Perry attacked the president for pushing for Prime Minister Benjamin Netanyahu’s government to halt settlement construction and come to the negotiating table.

Obama “put them in a position of weakness taking away our flexibility to offer concessions,” Perry complained.

The Texas governor and several of the Jewish leaders appearing with him pressed for a return to the contours of the 1993 Oslo Accords, where Palestinians acknowledged the right of Israel to exist and the Jewish state pledged to withdraw forces from some of the contested areas in Gaza and the West Bank.

Perry gave red meat to a crowd that wildly applauded him and seemed thrilled to have a Christian with theological reasons for backing Israel in its midst.

“There is no middle ground between our allies and those who seek their destruction,” he said.

Perry staked out a far-right position, seeming to embrace further settlement construction by Israeli settlers in the West Bank — “it’s their land” — despite most observers agreeing new settlements are an obstacle to peace.

As many have before him, Perry criticized the president for calling for a return to 1967 borders with mutual land swaps. And the context — the recent special election in New York’s ninth congressional district where a Republican won for the first time in 80 years by running to the right of his Jewish Democratic opponent on the Israel question — was almost as important as the speech itself.

The winner of that race, Republican Bob Turner, was praised by Perry and appeared himself, saying the message from his win was that Obama was wrong on Israel.

The speakers were most animated when talking about the potential for the United Nations to recognize Palestine, as if Obama supported the bid; the cognitive dissonance was palpable, as the president has loudly called for such efforts to halt until a peace deal is brokered directly between the two sides.

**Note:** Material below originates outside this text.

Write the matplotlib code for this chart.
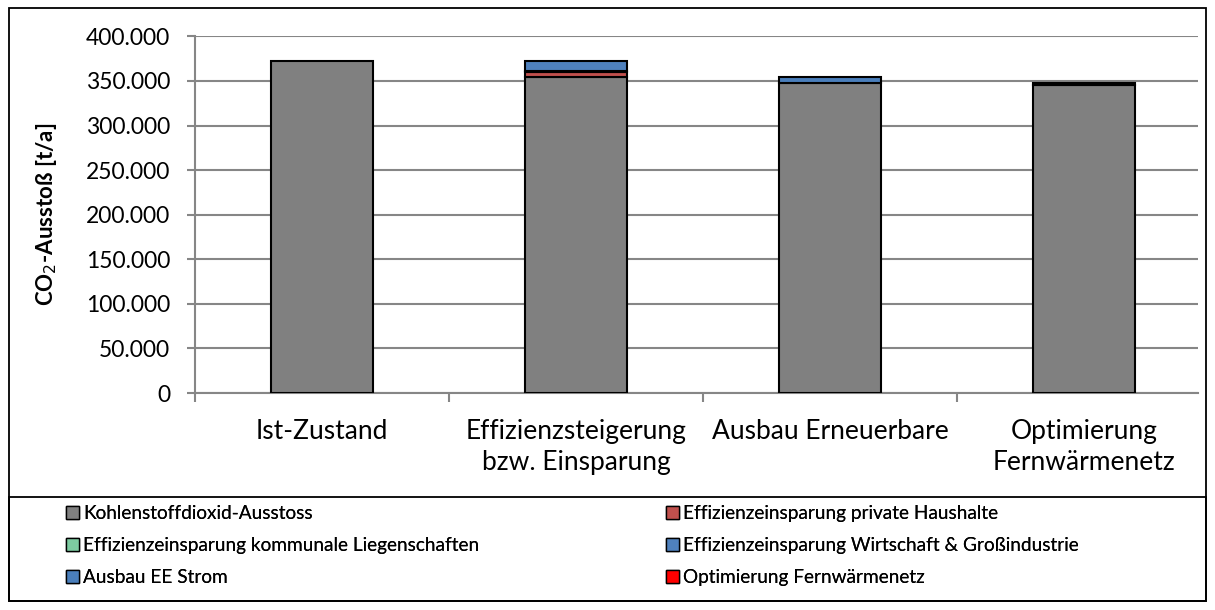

Asked at one point if his Christian faith factored into his wholehearted support for Israel, Perry acknowledged that, like many Evangelicals, he had Biblical reasons for backing the Jewish state.

“I also as a Christian have a clear directive to support Israel,” he said

This follows Perry raising the Israel issue during a recent stop down South in front of an Evangelical crowd.

“What our current president did relative to the 1967 border issue, to basically throw Israel under the bus… was unconscionable, in my opinion,” Perry said earlier this month in Conway, South Carolina, a key early primary state.